* [JOB]: Can you pull out each line of the data below that includes the word "this"?

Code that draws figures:
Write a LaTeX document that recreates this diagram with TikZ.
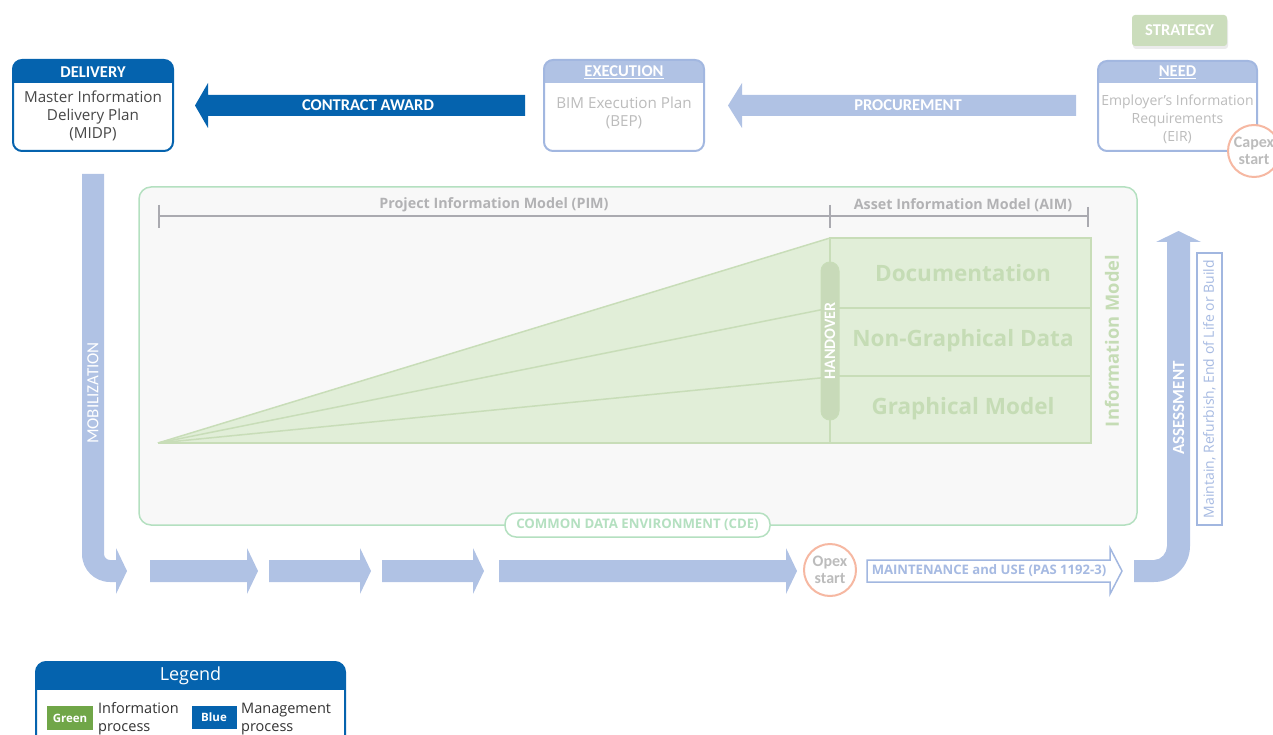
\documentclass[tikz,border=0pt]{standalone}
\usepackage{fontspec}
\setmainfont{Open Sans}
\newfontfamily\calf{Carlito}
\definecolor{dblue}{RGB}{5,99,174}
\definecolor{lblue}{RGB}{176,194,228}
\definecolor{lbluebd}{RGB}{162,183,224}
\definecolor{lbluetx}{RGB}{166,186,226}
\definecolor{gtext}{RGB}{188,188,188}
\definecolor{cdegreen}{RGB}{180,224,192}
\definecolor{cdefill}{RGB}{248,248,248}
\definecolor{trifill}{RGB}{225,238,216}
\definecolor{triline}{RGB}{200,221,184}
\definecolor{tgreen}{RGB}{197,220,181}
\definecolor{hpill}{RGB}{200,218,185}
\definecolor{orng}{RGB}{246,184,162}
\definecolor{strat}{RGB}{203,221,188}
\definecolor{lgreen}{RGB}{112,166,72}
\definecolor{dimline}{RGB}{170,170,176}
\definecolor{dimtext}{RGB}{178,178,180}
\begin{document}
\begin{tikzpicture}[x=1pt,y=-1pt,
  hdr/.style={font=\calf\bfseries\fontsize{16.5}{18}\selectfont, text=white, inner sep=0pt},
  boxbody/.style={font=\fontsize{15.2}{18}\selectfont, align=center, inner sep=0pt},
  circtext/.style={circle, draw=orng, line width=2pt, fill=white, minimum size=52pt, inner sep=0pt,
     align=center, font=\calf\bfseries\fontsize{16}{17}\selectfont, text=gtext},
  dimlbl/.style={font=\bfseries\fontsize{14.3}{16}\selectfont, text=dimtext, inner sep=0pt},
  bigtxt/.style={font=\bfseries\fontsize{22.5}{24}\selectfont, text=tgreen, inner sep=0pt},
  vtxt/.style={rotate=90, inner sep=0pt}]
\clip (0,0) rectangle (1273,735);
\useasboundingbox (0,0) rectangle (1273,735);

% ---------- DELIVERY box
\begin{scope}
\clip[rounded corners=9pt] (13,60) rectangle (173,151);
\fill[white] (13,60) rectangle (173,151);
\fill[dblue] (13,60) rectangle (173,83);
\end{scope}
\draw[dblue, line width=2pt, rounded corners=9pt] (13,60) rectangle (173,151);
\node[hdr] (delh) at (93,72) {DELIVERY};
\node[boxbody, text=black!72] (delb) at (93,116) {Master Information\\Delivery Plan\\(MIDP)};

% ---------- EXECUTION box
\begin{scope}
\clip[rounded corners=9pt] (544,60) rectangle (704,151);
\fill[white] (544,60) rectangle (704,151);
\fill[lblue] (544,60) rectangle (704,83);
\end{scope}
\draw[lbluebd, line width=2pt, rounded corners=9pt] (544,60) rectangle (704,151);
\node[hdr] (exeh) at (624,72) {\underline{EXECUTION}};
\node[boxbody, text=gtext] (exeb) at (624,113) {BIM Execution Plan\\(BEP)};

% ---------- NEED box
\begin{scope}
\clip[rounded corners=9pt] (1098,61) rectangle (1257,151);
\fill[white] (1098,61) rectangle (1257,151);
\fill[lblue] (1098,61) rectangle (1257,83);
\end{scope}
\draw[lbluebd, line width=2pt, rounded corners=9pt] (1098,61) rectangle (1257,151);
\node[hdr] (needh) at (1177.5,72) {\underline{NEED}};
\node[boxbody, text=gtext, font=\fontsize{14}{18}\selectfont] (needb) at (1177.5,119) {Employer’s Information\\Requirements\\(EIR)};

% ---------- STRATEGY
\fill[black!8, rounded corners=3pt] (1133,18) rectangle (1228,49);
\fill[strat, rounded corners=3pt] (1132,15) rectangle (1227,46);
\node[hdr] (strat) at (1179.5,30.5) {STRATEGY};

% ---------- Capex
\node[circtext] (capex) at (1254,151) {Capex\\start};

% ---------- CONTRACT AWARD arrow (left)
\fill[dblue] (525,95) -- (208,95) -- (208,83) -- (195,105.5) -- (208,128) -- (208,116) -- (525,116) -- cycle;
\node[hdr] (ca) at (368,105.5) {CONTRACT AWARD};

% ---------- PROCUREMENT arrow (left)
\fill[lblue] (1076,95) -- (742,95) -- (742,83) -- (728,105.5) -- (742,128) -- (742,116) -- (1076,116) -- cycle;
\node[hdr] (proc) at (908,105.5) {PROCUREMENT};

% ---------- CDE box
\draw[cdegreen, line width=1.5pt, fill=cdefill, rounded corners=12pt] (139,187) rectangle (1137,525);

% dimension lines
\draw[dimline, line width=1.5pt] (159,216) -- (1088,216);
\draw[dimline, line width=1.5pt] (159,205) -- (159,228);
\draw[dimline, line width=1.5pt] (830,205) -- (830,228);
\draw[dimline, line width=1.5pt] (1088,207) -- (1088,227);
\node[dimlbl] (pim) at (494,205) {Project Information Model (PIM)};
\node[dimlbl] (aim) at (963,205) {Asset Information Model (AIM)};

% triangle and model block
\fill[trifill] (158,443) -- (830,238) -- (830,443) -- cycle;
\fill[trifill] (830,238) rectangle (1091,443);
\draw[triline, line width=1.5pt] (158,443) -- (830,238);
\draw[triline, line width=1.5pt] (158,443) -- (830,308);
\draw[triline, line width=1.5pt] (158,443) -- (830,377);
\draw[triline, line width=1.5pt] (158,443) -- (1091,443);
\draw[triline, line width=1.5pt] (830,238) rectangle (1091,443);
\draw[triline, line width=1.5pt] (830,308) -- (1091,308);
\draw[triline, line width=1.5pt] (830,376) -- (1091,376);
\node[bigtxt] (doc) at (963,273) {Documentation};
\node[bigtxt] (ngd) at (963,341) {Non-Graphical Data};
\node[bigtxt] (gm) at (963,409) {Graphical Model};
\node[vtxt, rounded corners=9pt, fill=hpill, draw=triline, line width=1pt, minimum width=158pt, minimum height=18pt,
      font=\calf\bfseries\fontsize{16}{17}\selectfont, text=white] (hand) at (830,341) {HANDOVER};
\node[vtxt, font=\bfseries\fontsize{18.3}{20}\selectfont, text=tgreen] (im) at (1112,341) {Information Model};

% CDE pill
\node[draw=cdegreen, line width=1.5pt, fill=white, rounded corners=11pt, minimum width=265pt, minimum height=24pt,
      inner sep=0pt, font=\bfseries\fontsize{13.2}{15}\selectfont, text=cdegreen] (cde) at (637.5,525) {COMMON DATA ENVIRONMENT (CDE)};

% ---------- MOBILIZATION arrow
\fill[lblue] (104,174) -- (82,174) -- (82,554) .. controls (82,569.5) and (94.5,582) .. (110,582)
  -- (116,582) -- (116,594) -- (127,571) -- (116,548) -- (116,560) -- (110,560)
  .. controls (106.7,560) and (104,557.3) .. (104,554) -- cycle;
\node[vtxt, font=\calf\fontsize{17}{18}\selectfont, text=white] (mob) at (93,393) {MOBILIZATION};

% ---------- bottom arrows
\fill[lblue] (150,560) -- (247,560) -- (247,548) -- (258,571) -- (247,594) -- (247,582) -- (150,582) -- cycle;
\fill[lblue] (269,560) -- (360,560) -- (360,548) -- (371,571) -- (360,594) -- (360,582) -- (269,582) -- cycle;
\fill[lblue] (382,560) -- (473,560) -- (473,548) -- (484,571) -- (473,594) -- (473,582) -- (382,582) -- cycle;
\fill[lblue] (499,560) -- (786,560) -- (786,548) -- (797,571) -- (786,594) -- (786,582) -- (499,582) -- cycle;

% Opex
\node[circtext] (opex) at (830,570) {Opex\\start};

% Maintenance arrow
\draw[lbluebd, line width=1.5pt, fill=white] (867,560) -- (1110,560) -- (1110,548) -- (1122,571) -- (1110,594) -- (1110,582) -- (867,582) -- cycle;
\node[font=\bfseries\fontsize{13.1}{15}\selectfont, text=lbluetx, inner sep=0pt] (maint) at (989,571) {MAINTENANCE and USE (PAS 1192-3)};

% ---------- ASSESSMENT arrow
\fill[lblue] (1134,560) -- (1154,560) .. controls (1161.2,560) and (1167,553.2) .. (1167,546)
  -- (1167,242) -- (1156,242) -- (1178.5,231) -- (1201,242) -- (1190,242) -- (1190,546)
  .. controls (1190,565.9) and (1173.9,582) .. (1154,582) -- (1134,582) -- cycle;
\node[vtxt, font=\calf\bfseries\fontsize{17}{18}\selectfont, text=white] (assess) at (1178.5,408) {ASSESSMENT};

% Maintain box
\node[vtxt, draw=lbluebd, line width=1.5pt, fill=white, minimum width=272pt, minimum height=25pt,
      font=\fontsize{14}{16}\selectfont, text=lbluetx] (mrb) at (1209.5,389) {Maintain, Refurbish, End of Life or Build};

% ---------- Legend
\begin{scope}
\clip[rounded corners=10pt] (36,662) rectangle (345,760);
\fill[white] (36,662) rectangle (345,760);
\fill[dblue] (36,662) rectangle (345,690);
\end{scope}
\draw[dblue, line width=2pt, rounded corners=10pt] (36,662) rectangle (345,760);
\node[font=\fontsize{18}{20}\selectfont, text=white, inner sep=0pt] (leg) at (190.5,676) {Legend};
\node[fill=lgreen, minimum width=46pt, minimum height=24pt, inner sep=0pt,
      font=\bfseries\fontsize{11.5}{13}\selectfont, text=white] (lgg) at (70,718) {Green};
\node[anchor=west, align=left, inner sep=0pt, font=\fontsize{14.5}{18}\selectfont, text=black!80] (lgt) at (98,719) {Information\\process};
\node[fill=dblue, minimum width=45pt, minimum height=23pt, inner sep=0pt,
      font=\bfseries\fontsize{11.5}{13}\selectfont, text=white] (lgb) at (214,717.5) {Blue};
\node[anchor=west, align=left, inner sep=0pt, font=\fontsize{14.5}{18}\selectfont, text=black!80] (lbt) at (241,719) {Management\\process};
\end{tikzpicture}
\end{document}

==

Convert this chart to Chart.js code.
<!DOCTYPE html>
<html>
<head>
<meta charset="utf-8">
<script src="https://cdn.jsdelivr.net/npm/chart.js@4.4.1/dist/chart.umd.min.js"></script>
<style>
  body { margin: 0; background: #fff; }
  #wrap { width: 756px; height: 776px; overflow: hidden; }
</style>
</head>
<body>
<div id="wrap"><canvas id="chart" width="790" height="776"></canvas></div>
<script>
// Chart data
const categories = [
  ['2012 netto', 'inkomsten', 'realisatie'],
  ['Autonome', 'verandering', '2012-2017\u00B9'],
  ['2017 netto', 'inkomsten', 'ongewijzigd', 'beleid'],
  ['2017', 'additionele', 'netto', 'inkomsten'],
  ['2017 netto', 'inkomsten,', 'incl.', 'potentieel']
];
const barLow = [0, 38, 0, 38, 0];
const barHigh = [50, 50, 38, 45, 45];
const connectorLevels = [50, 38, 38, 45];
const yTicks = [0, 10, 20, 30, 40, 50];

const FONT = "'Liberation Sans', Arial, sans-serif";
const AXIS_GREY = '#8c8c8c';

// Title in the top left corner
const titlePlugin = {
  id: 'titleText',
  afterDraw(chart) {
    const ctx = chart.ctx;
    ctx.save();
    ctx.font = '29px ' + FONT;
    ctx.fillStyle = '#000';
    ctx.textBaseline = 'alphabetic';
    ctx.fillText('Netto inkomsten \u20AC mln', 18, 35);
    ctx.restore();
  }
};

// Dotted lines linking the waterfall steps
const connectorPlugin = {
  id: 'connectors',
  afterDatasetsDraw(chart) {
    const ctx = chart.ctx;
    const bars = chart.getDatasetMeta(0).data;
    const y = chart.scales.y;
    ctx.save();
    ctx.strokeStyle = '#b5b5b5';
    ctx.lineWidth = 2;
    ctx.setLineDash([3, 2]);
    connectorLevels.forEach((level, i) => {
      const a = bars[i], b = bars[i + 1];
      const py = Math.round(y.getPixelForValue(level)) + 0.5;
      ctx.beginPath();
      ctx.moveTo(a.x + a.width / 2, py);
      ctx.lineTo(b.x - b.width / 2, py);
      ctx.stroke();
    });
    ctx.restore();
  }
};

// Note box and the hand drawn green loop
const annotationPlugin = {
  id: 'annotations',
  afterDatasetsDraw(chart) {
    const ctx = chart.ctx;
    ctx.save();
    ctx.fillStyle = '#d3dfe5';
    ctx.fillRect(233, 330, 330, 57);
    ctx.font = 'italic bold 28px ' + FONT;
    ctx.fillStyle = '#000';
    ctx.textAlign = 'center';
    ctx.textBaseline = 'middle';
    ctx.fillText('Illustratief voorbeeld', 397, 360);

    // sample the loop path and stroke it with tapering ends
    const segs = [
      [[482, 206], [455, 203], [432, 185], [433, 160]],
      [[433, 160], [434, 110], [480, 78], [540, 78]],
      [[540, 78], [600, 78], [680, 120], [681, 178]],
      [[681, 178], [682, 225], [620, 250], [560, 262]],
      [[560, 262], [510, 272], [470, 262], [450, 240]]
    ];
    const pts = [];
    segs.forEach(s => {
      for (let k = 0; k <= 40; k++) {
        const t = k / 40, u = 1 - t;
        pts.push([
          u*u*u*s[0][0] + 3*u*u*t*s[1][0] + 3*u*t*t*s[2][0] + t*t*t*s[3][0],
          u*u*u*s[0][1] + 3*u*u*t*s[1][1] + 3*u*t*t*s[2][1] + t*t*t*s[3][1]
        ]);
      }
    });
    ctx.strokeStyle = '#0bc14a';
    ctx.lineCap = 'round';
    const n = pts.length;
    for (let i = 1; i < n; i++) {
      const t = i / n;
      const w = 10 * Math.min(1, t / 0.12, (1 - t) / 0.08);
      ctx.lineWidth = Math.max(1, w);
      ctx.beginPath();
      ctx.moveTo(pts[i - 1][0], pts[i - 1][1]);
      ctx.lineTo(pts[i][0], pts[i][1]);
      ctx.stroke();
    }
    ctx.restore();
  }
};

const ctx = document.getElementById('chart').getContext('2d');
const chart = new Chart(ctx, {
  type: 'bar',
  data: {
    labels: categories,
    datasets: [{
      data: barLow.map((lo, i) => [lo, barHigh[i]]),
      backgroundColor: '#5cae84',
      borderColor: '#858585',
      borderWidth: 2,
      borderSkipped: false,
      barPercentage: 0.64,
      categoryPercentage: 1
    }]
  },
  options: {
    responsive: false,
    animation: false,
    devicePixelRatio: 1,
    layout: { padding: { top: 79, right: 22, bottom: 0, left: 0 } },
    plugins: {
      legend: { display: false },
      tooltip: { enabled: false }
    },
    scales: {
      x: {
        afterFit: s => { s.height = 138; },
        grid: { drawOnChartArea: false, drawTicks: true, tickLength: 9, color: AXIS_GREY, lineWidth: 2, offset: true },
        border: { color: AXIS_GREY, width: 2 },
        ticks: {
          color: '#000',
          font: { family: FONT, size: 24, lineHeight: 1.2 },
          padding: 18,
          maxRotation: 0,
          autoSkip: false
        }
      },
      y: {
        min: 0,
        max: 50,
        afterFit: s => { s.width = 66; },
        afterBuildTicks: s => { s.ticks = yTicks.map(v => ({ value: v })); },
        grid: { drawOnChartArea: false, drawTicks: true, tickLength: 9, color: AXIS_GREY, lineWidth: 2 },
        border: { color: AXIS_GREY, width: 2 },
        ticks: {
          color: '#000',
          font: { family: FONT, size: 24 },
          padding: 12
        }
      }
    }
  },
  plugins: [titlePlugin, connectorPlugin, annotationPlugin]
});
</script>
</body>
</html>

* [WRITTEN RESPONSE]:
Write a LaTeX document that recreates this diagram with TikZ.
Convert this chart to Chart.js code.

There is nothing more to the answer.